On Jan. 24, the two investment partners reaped even more when, through a secondary offering, they sold their remaining 12.3 million shares for $21.03, generating net proceeds to Fund IX of $282 million. All said, First Reserve’s investment in Alpha resulted in a solid 7.9x investment multiple and a 140.1% IRR.
But just because First Reserve makes it look easy, that does not make it so. While the firm was in its most acquisitive stages of the Alpha investment, the coal industry was in the throes of some significant financial difficulties, which made M&A in the sector both more difficult and more risky to pull off.

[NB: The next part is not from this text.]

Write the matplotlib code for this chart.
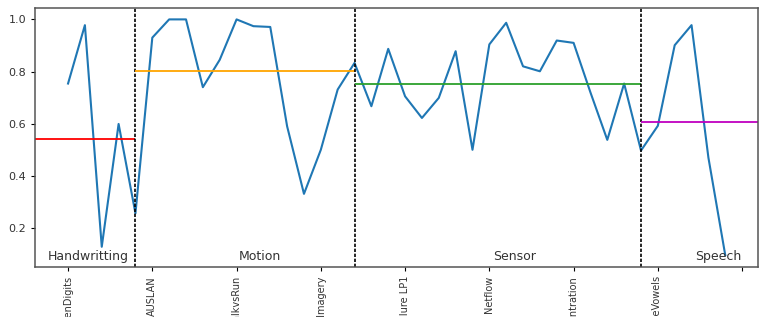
import matplotlib
matplotlib.use("Agg")
import matplotlib.pyplot as plt
import matplotlib.transforms as mtransforms
import numpy as np

# accuracy per dataset, in plotting order
scores = [
    0.754, 0.978, 0.128, 0.599, 0.256,                      # Handwritting
    0.930, 1.000, 1.000, 0.740, 0.845, 1.000, 0.974, 0.971,
    0.590, 0.331, 0.500, 0.731, 0.833,                      # Motion
    0.667, 0.887, 0.705, 0.622, 0.699, 0.878, 0.500, 0.904,
    0.987, 0.820, 0.801, 0.919, 0.910, 0.720, 0.538, 0.754,
    0.497,                                                  # Sensor
    0.592, 0.901, 0.978, 0.470, 0.096,                      # Speech
]
groups = ["Handwritting", "Motion", "Sensor", "Speech"]
group_ends = [4, 17, 34, 39]  # last index of each group
group_colors = ["red", "orange", "tab:green", "m"]
tick_names = ["PenDigits", "AUSLAN", "WalkvsRun", "MotorImagery",
              "RobotFailure LP1", "Netflow", "GasConcentration",
              "JapaneseVowels", ""]

# where the group names sit (x in data units)
label_x = [1.2, 11.4, 26.5, 38.6]


def main():
    fig = plt.figure(figsize=(7.65, 3.17), dpi=100)
    ax = fig.add_axes([0.046, 0.158, 0.945, 0.818])

    x = np.arange(len(scores))
    ax.plot(x, scores, color="#1f77b4", linewidth=1.5)
    xmin, xmax = ax.get_xlim()

    start = xmin
    vals = np.array(scores)
    prev = -1
    for i, (end, col) in enumerate(zip(group_ends, group_colors)):
        mean = vals[prev + 1:end + 1].mean()
        stop = xmax if i == len(group_ends) - 1 else end
        ax.hlines(mean, start, stop, color=col, linewidth=1.3)
        if i < len(group_ends) - 1:
            ax.axvline(end, color="black", linewidth=1.2, linestyle=(0, (2, 1)))
        start = end
        prev = end
    ax.set_xlim(xmin, xmax)

    trans = mtransforms.blended_transform_factory(ax.transData, ax.transAxes)
    for name, lx in zip(groups, label_x):
        ax.text(lx, 0.04, name, transform=trans, ha="center", va="center",
                fontsize=9, color="#333333")

    ax.set_xticks(range(0, 41, 5))
    ax.set_xticklabels(tick_names, rotation=90, fontsize=7, color="#333333")
    ax.set_yticks([0.2, 0.4, 0.6, 0.8, 1.0])
    ax.tick_params(axis="y", labelsize=8, labelcolor="#333333", length=3)
    ax.tick_params(axis="x", length=3)
    for sp in ax.spines.values():
        sp.set_color("#555555")
        sp.set_linewidth(1.1)

    fig.savefig("out.png", dpi=100)


if __name__ == "__main__":
    main()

“At the time we put this deal together, it was incredibly hard to get debt capacity for coal businesses,” Krueger says. “This was especially due to the fact that the companies that produced about 20% of Central Appalachia’s coal were in bankruptcy.”
Krueger says First Reserve and the management of AMCI were able to secure some debt capacity from financial institutions by leveraging their familiarity with the coal space, but not enough to facilitate all that they had in mind. On Apr. 1, 2003, the search for additional financing led First Reserve to commence a sale/leaseback transaction of substantially all of Pittston Coal Co.’s fee-owned Virginia mineral properties to Natural Resource Partners (NRP)-a move that afforded First Reserve an opportunity to continue with its acquisition strategy.

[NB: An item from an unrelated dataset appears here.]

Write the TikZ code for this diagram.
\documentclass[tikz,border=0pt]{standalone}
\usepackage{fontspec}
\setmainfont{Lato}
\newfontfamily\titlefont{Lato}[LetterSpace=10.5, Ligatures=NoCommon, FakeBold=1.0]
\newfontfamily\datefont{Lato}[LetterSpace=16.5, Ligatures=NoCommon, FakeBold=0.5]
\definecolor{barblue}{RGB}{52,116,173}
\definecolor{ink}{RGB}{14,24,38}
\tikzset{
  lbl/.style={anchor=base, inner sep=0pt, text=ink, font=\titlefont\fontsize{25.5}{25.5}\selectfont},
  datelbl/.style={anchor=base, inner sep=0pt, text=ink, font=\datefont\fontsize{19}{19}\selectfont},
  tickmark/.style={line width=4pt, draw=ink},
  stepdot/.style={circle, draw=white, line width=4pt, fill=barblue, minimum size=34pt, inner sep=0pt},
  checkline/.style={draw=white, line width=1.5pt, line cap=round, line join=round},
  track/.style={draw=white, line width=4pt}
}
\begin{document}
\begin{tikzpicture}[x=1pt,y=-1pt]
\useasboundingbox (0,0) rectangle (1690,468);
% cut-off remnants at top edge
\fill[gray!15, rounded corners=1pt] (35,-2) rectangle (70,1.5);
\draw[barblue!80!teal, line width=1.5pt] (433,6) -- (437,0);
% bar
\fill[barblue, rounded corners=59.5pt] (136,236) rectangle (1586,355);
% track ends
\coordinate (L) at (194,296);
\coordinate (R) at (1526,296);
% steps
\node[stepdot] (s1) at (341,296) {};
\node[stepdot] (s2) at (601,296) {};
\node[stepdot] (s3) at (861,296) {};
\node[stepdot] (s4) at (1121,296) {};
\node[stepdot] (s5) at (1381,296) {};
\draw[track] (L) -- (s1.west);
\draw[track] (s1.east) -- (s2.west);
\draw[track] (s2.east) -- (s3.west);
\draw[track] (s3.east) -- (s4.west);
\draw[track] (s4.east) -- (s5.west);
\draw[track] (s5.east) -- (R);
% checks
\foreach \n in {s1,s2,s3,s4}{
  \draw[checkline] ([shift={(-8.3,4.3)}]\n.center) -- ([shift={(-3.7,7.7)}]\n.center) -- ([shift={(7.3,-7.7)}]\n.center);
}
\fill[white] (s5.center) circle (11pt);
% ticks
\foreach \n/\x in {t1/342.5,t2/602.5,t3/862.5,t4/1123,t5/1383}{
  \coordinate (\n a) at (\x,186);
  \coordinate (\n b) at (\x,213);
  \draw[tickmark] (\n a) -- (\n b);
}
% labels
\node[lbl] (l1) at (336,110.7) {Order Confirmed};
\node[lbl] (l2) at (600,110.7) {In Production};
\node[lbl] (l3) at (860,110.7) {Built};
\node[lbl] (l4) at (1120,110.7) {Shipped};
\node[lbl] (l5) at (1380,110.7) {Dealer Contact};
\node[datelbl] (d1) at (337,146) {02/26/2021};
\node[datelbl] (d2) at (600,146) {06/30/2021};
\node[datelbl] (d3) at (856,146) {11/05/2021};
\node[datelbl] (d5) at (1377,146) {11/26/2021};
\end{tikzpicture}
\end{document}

The exclusive nature of the coal industry only adds to First Reserve’s status when one considers that Alpha’s most substantial acquisitions were proprietary. These include the buyouts of Mears Enterprises Inc. (Nov. 2003); Moravian Run Reclamation Co. Inc. (April 2004); and the $315 million acquisition of Nicewonder Coal Group (Oct. 2005), Alpha’s largest add-on.
“It was solely the personal relationships that senior management had with the individuals and families that owned these assets that facilitated getting some very attractive deals done,” Krueger says.